Each workshop lasts an hour. The teachers are asked to introduce the author, the pedagogical guide and to try some exercises before the session, so this week I’ve been writing lesson plans. Here kids, try this at home:
Introduction to Electronic Literature: Putting Your Postcard Stories On the Map
This one-hour workshop will introduce students to electronic literature, a genre of web-based writing that combines literary and new media practices. The workshop objectives are two-fold: to engage students in reading new and experimental literature online, and to encourage them to experiment with creating and sharing their own stories online.
Using examples from my own work, I will introduce possibilities for using the web creatively to tell stories, and discuss ways to use the web to reach a broad audience. Many of my web-based works combine short fiction with photography and maps to tell stories about places that are important to me. In one recent project, Entre Ville, I use poetry, photography and Quicktime video to tell stories about my back alleyway. In my most recent work, Les huit quartiers du sommeil, I use Google Maps to tell stories about the eight different Montreal neighbourhoods I’ve lived in.
I will invite the students to participate in the workshop by asking them bring with them to class a very short, 250-words or less, “postcard” story about a place that’s important to them. I will demonstrate how to use Google Maps “My Maps” to literally put their stories on the map. The students may choose to continue to experiment with Google Maps once the workshop is done.
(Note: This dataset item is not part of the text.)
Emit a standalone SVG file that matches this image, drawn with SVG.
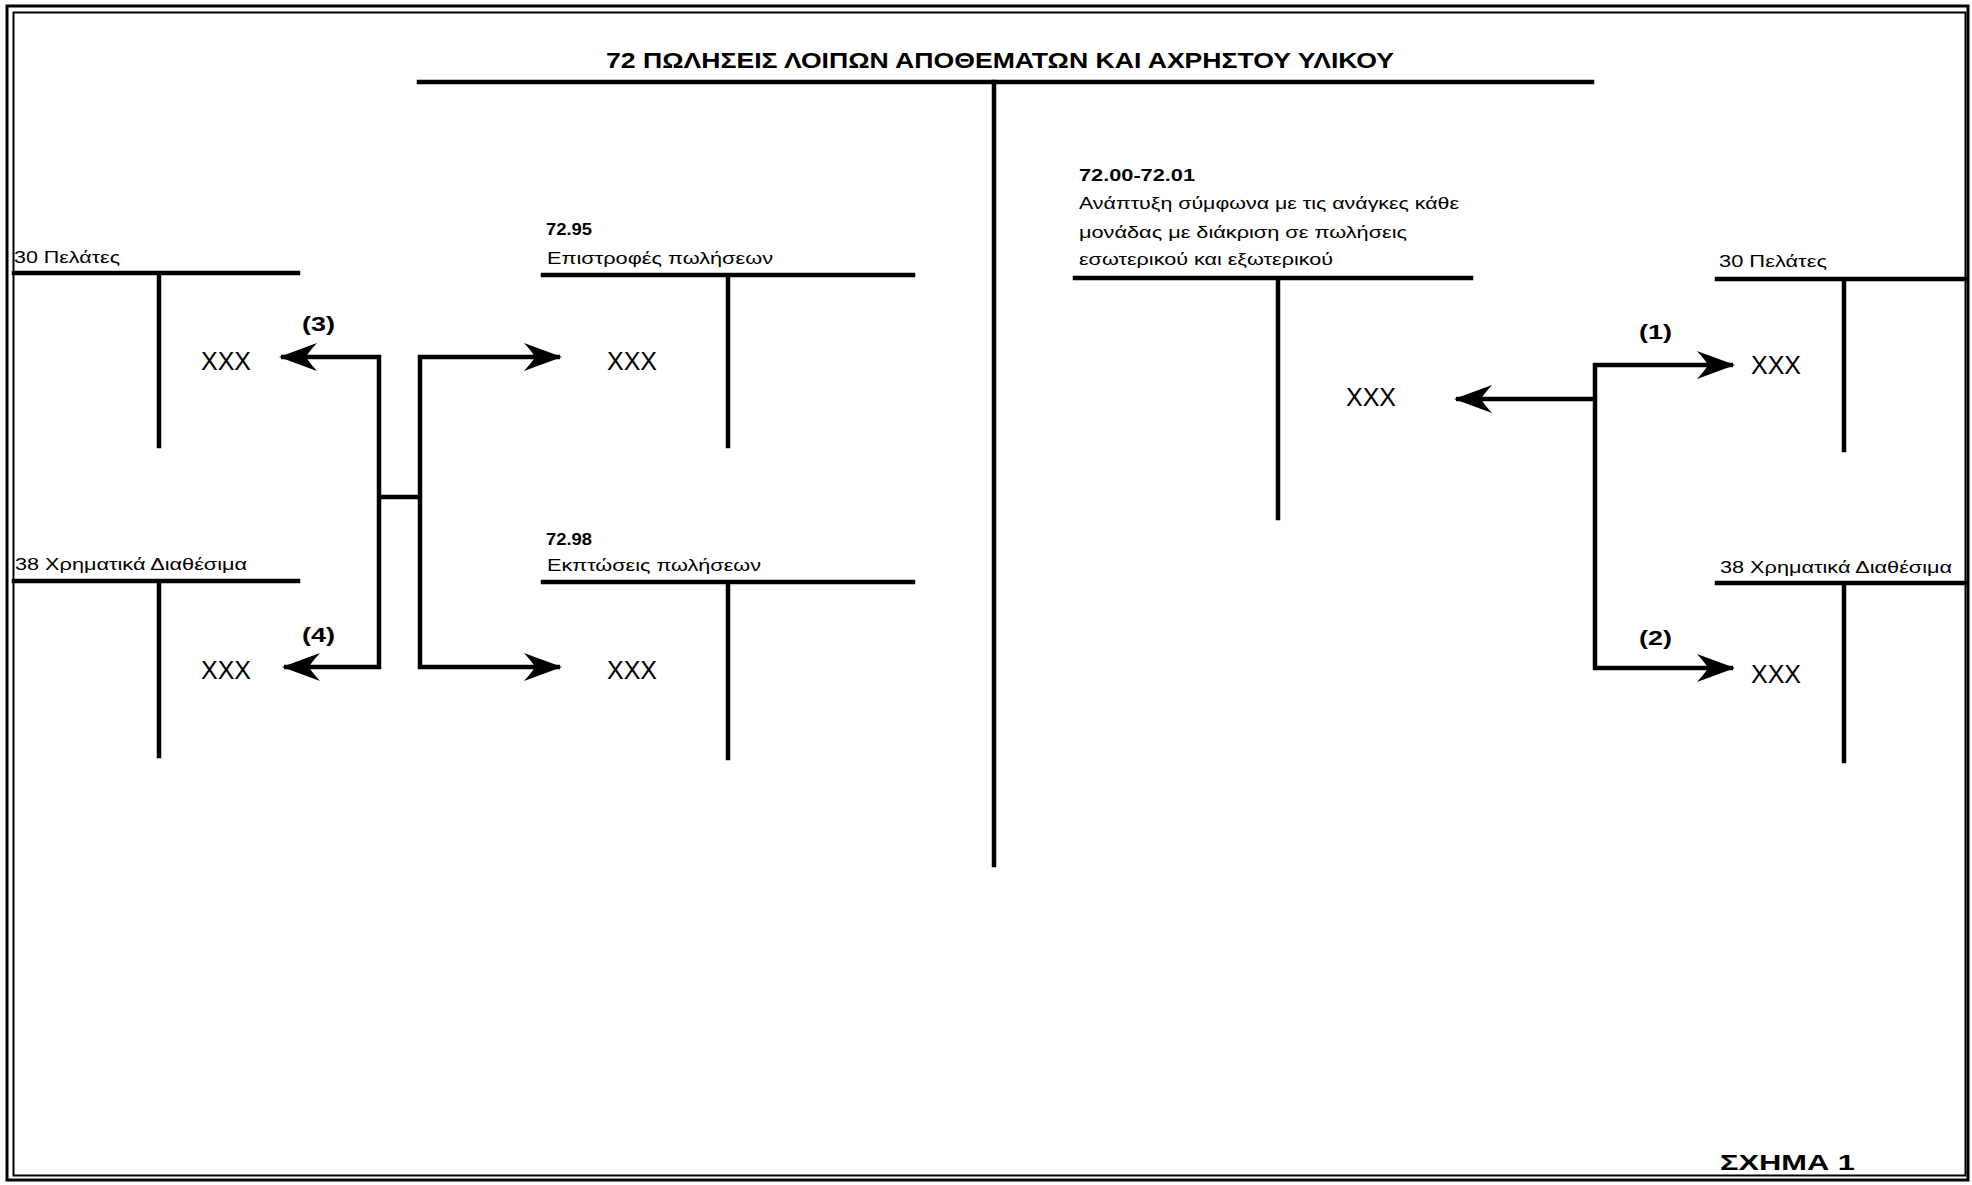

For example, they might create one map containing all their stories, and/or they might like to add photos to their maps. I will also provide links to many other works of electronic literature for the students to read/view.
For those of you following along at home, here are a few of the recommended readings:
Electronic Literature Organization
The Electronic Literature Organization was established in 1999 to promote and facilitate the writing, publishing, and reading of electronic literature. The ELO works to assist writers and publishers in bringing their literary works to a wider, global readership and to provide them with the infrastructure necessary to reach one another.
Electronic Literature Collection Volume One
The Electronic Literature Collection Volume One, published on the web and on CD-ROM, is intended to provide for reading, classroom use, sharing, and reference on and off the network. Anyone can request a free CD-ROM from: Electronic Literature Organization / Maryland Institute for Technology in the Humanities (MITH) / B0131 McKeldin Library / University of Maryland / College Park, MD 20742.
Electronic Literature: What is it? By N. Katherine Hayles
This essay surveys the development and current state of electronic literature, from the popularity of hypertext fiction in the 1980’s to the present, focusing primarily on hypertext fiction, network fiction, interactive fiction, locative narratives, installation pieces, “codework,” generative art and the Flash poem.
Drunken Boat – Online Journal
Issue 8 contains the Drunken Boat Panliterary Awards & links to other online journals.
Born Magazine
An experimental venue marrying literary arts and interactive media. Original projects brought to life through creative collaboration between writers and artists.